No images are to be carried over; print all other material exactly as it stands.

***** Raw data

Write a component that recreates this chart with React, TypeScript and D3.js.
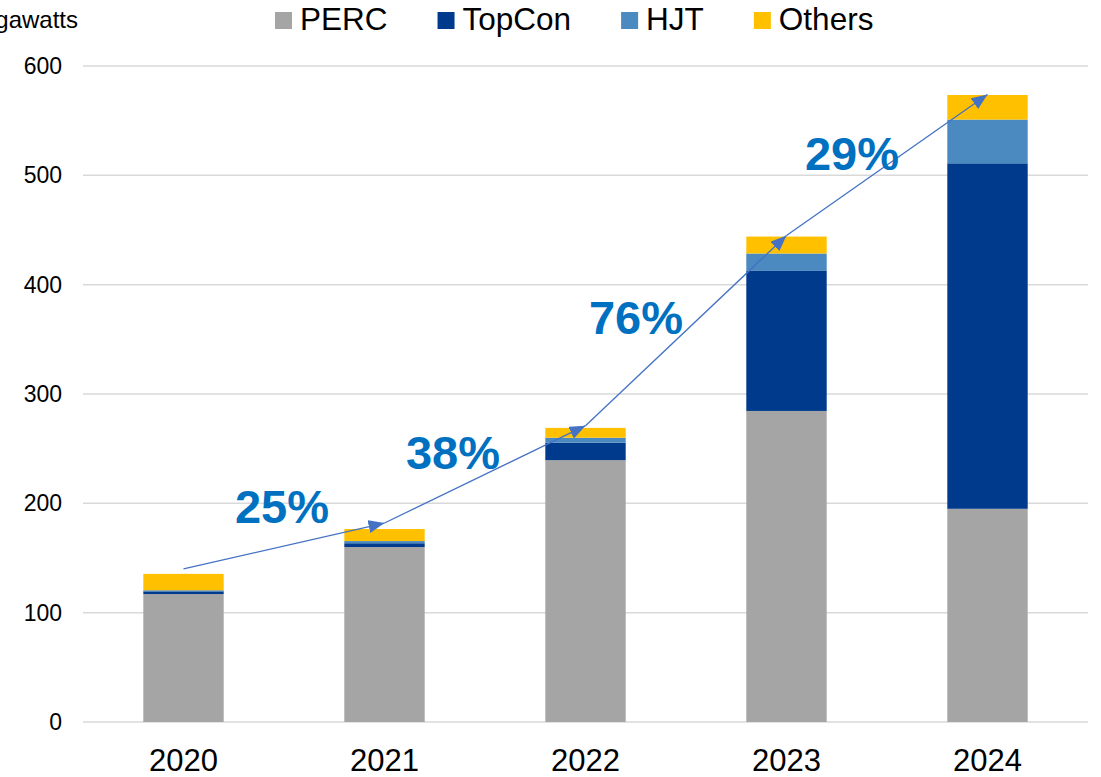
import React, { useEffect, useRef } from "react";
import * as d3 from "d3";

const years = ["2020", "2021", "2022", "2023", "2024"];
const perc = [117, 160, 239.5, 284.5, 195];
const topcon = [2.5, 3.5, 16, 128.5, 316];
const hjt = [1, 2, 4.5, 15.5, 40];
const others = [15, 11, 9, 15.5, 22.5];
const seriesNames = ["PERC", "TopCon", "HJT", "Others"];
const yTicks = [0, 100, 200, 300, 400, 500, 600];
// arrow chain end points (GW) and growth rates between years
const arrowValues = [140, 182, 271, 445, 574];
const growth = ["25%", "38%", "76%", "29%"];

const colors = ["#A5A5A5", "#003A8C", "#4A8AC0", "#FFC000"];
const font = "'Liberation Sans', Arial, sans-serif";

const W = 1101;
const H = 777;

export default function App() {
  const ref = useRef<SVGSVGElement>(null);

  useEffect(() => {
    const svg = d3.select(ref.current);
    svg.selectAll("*").remove();

    const x = d3.scaleBand().domain(years).range([83, 1088]).paddingInner(0.6).paddingOuter(0.3);
    const y = d3.scaleLinear().domain([0, 600]).range([722, 66]);

    // gridlines + y labels
    const grid = svg.append("g");
    grid.selectAll("line").data(yTicks).join("line")
      .attr("x1", 83).attr("x2", 1088)
      .attr("y1", d => y(d)).attr("y2", d => y(d))
      .attr("stroke", "#D9D9D9").attr("stroke-width", 1.5);
    grid.selectAll("text").data(yTicks).join("text")
      .attr("x", 62).attr("y", d => y(d) + 8)
      .attr("text-anchor", "end")
      .attr("font-family", font).attr("font-size", 23).attr("fill", "#000")
      .text(d => d);

    // axis title, cut at the left edge as in the source
    svg.append("text")
      .attr("x", 78).attr("y", 28)
      .attr("text-anchor", "end")
      .attr("font-family", font).attr("font-size", 24).attr("fill", "#000")
      .text("Gigawatts");

    // stacked bars
    const table = years.map((yr, i) => ({
      year: yr, PERC: perc[i], TopCon: topcon[i], HJT: hjt[i], Others: others[i],
    }));
    const stacked = d3.stack<any>().keys(seriesNames)(table);
    svg.append("g").selectAll("g").data(stacked).join("g")
      .attr("fill", (_, i) => colors[i])
      .selectAll("rect").data(d => d).join("rect")
      .attr("x", d => x(d.data.year)!)
      .attr("width", x.bandwidth())
      .attr("y", d => y(d[1]))
      .attr("height", d => y(d[0]) - y(d[1]));

    // x labels
    svg.append("g").selectAll("text").data(years).join("text")
      .attr("x", d => x(d)! + x.bandwidth() / 2)
      .attr("y", 771)
      .attr("text-anchor", "middle")
      .attr("font-family", font).attr("font-size", 31).attr("fill", "#000")
      .text(d => d);

    // arrows
    const defs = svg.append("defs");
    defs.append("marker")
      .attr("id", "arrowHead")
      .attr("markerUnits", "userSpaceOnUse")
      .attr("markerWidth", 18).attr("markerHeight", 14)
      .attr("refX", 16).attr("refY", 6.5)
      .attr("orient", "auto")
      .append("path").attr("d", "M0,0 L16,6.5 L0,13 Z").attr("fill", "#4472C4");

    const pts = arrowValues.map((v, i) => [x(years[i])! + x.bandwidth() / 2, y(v)] as [number, number]);
    const segs = d3.pairs(pts);
    svg.append("g").selectAll("line").data(segs).join("line")
      .attr("x1", d => d[0][0]).attr("y1", d => d[0][1])
      .attr("x2", d => d[1][0]).attr("y2", d => d[1][1])
      .attr("stroke", "#4472C4").attr("stroke-width", 1.3)
      .attr("marker-end", "url(#arrowHead)");

    const labelShift = [[-2, -23], [-32, -5], [-50, 3], [-35, 5]];
    svg.append("g").selectAll("text").data(segs).join("text")
      .attr("x", (d, i) => (d[0][0] + d[1][0]) / 2 + labelShift[i][0])
      .attr("y", (d, i) => (d[0][1] + d[1][1]) / 2 + labelShift[i][1])
      .attr("text-anchor", "middle")
      .attr("font-family", font).attr("font-size", 47).attr("font-weight", "bold")
      .attr("fill", "#0070C0")
      .text((_, i) => growth[i]);

    // legend
    const legend = svg.append("g");
    let lx = 275;
    seriesNames.forEach((name, i) => {
      legend.append("rect").attr("x", lx).attr("y", 12).attr("width", 17).attr("height", 17).attr("fill", colors[i]);
      const t = legend.append("text")
        .attr("x", lx + 25).attr("y", 30)
        .attr("font-family", font).attr("font-size", 31.5).attr("fill", "#000")
        .text(name);
      const w = (t.node() as SVGTextElement).getComputedTextLength();
      lx += 25 + w + 50;
    });
  }, []);

  return (
    <svg ref={ref} width={W} height={H}
      style={{ position: "absolute", left: 0, top: 0, background: "#fff" }} />
  );
}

**********

## Exercise answer
Write a component that recreates this chart with React, TypeScript and D3.js.
import React, { useEffect, useRef } from "react";
import * as d3 from "d3";

const years = ["2020", "2021", "2022", "2023", "2024"];
const perc = [117, 160, 239.5, 284.5, 195];
const topcon = [2.5, 3.5, 16, 128.5, 316];
const hjt = [1, 2, 4.5, 15.5, 40];
const others = [15, 11, 9, 15.5, 22.5];
const seriesNames = ["PERC", "TopCon", "HJT", "Others"];
const yTicks = [0, 100, 200, 300, 400, 500, 600];
// arrow chain end points (GW) and growth rates between years
const arrowValues = [140, 182, 271, 445, 574];
const growth = ["25%", "38%", "76%", "29%"];

const colors = ["#A5A5A5", "#003A8C", "#4A8AC0", "#FFC000"];
const font = "'Liberation Sans', Arial, sans-serif";

const W = 1101;
const H = 777;

export default function App() {
  const ref = useRef<SVGSVGElement>(null);

  useEffect(() => {
    const svg = d3.select(ref.current);
    svg.selectAll("*").remove();

    const x = d3.scaleBand().domain(years).range([83, 1088]).paddingInner(0.6).paddingOuter(0.3);
    const y = d3.scaleLinear().domain([0, 600]).range([722, 66]);

    // gridlines + y labels
    const grid = svg.append("g");
    grid.selectAll("line").data(yTicks).join("line")
      .attr("x1", 83).attr("x2", 1088)
      .attr("y1", d => y(d)).attr("y2", d => y(d))
      .attr("stroke", "#D9D9D9").attr("stroke-width", 1.5);
    grid.selectAll("text").data(yTicks).join("text")
      .attr("x", 62).attr("y", d => y(d) + 8)
      .attr("text-anchor", "end")
      .attr("font-family", font).attr("font-size", 23).attr("fill", "#000")
      .text(d => d);

    // axis title, cut at the left edge as in the source
    svg.append("text")
      .attr("x", 78).attr("y", 28)
      .attr("text-anchor", "end")
      .attr("font-family", font).attr("font-size", 24).attr("fill", "#000")
      .text("Gigawatts");

    // stacked bars
    const table = years.map((yr, i) => ({
      year: yr, PERC: perc[i], TopCon: topcon[i], HJT: hjt[i], Others: others[i],
    }));
    const stacked = d3.stack<any>().keys(seriesNames)(table);
    svg.append("g").selectAll("g").data(stacked).join("g")
      .attr("fill", (_, i) => colors[i])
      .selectAll("rect").data(d => d).join("rect")
      .attr("x", d => x(d.data.year)!)
      .attr("width", x.bandwidth())
      .attr("y", d => y(d[1]))
      .attr("height", d => y(d[0]) - y(d[1]));

    // x labels
    svg.append("g").selectAll("text").data(years).join("text")
      .attr("x", d => x(d)! + x.bandwidth() / 2)
      .attr("y", 771)
      .attr("text-anchor", "middle")
      .attr("font-family", font).attr("font-size", 31).attr("fill", "#000")
      .text(d => d);

    // arrows
    const defs = svg.append("defs");
    defs.append("marker")
      .attr("id", "arrowHead")
      .attr("markerUnits", "userSpaceOnUse")
      .attr("markerWidth", 18).attr("markerHeight", 14)
      .attr("refX", 16).attr("refY", 6.5)
      .attr("orient", "auto")
      .append("path").attr("d", "M0,0 L16,6.5 L0,13 Z").attr("fill", "#4472C4");

    const pts = arrowValues.map((v, i) => [x(years[i])! + x.bandwidth() / 2, y(v)] as [number, number]);
    const segs = d3.pairs(pts);
    svg.append("g").selectAll("line").data(segs).join("line")
      .attr("x1", d => d[0][0]).attr("y1", d => d[0][1])
      .attr("x2", d => d[1][0]).attr("y2", d => d[1][1])
      .attr("stroke", "#4472C4").attr("stroke-width", 1.3)
      .attr("marker-end", "url(#arrowHead)");

    const labelShift = [[-2, -23], [-32, -5], [-50, 3], [-35, 5]];
    svg.append("g").selectAll("text").data(segs).join("text")
      .attr("x", (d, i) => (d[0][0] + d[1][0]) / 2 + labelShift[i][0])
      .attr("y", (d, i) => (d[0][1] + d[1][1]) / 2 + labelShift[i][1])
      .attr("text-anchor", "middle")
      .attr("font-family", font).attr("font-size", 47).attr("font-weight", "bold")
      .attr("fill", "#0070C0")
      .text((_, i) => growth[i]);

    // legend
    const legend = svg.append("g");
    let lx = 275;
    seriesNames.forEach((name, i) => {
      legend.append("rect").attr("x", lx).attr("y", 12).attr("width", 17).attr("height", 17).attr("fill", colors[i]);
      const t = legend.append("text")
        .attr("x", lx + 25).attr("y", 30)
        .attr("font-family", font).attr("font-size", 31.5).attr("fill", "#000")
        .text(name);
      const w = (t.node() as SVGTextElement).getComputedTextLength();
      lx += 25 + w + 50;
    });
  }, []);

  return (
    <svg ref={ref} width={W} height={H}
      style={{ position: "absolute", left: 0, top: 0, background: "#fff" }} />
  );
}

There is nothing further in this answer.